自三年半前当上妈妈之后,我开始愈发强烈地感受到,我作为资本主义社会中的一名女性所受的压迫。我的时间排得越来越满——日复一日地夜起、喂孩子、照顾孩子、做饭、做家务、出门采购、洗衣服。以及工作上的要求——没有带薪产假、在分娩后尽快回到工作岗位的压力,我的生活被搞砸了。
不要误会,我爱我的孩子,而且我也乐于当妈妈。但这些遭遇使得我想得更多。
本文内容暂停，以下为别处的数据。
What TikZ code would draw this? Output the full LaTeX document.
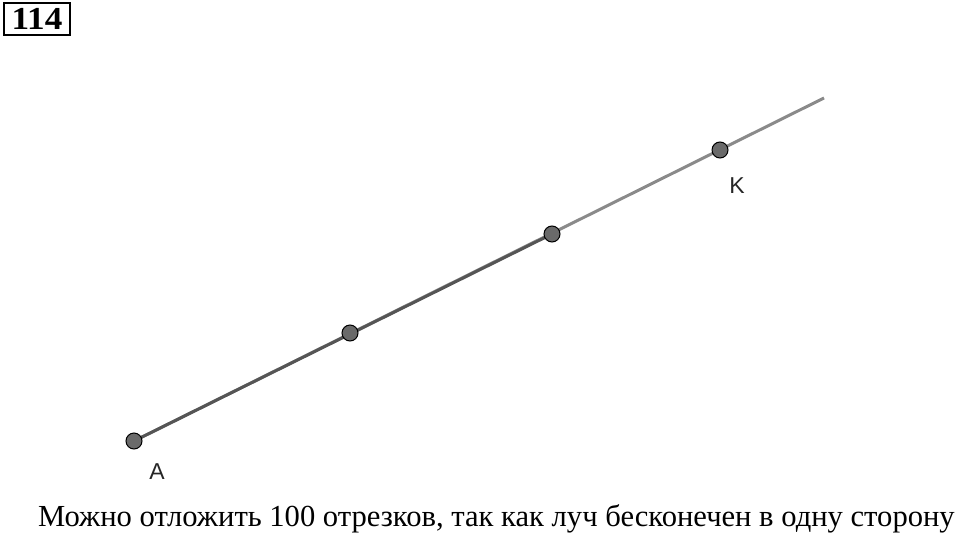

是否女性从来都是受压迫的?女性受压迫的根源是什么?是否有更好的办法更公平地分配女性所承担的工作?
沃格尔(Lise Vogel)的《马克思主义与女性受压迫:趋向统一的理论》(Marxism and the Oppression of Women: Toward a Unitary Theory。译按:1983初版,2013修订本)这本书帮助我透彻地理解了这些问题。这本书写于1983年,并仍在不断再版。这本书全面地描述了自马克思和恩格斯所处的时代以来的社会主义女性主义理论(socialist feminists)的发展。它还深入地探讨了20世纪60至70年代激进女性主义(radical feminists)与社会主义女性主义的争论,并详细地阐述了社会再生产理论(social reproduction theory)——社会主义女性主义者们用来来理解女性压迫的理论武器。我强烈建议对社会主义女性主义感兴趣的读者们仔细地阅读沃格尔的这本书,这将帮助大家更深入地了解这一主题。
《马克思主义与女性受压迫:趋向统一的理论》中译本书影
《马克思主义与女性受压迫:趋向统一的理论》2013年原文修订本书影
在我们考察女性压迫的起源之前,务必先清除社会中最大的迷思——女性从来都是受压迫的。这种观点认为:女性因其生理功能和心理构造而不可避免地处于一种被统治的地位。但是历史的真相告诉我们,女性并不总是受压迫的。
虽然女性从古至今都承担着分娩的重任,但是其社会地位却是大不相同。在阶级社会出现以前,社会生产是共同组织的,其产品也平等地分配,一个群体剥削另一个群体的物质基础尚不存在。因此,女性受压迫是一定的经济和社会的产物,而且其发展与无阶级社会过渡到阶级社会的过程是交织在一起的。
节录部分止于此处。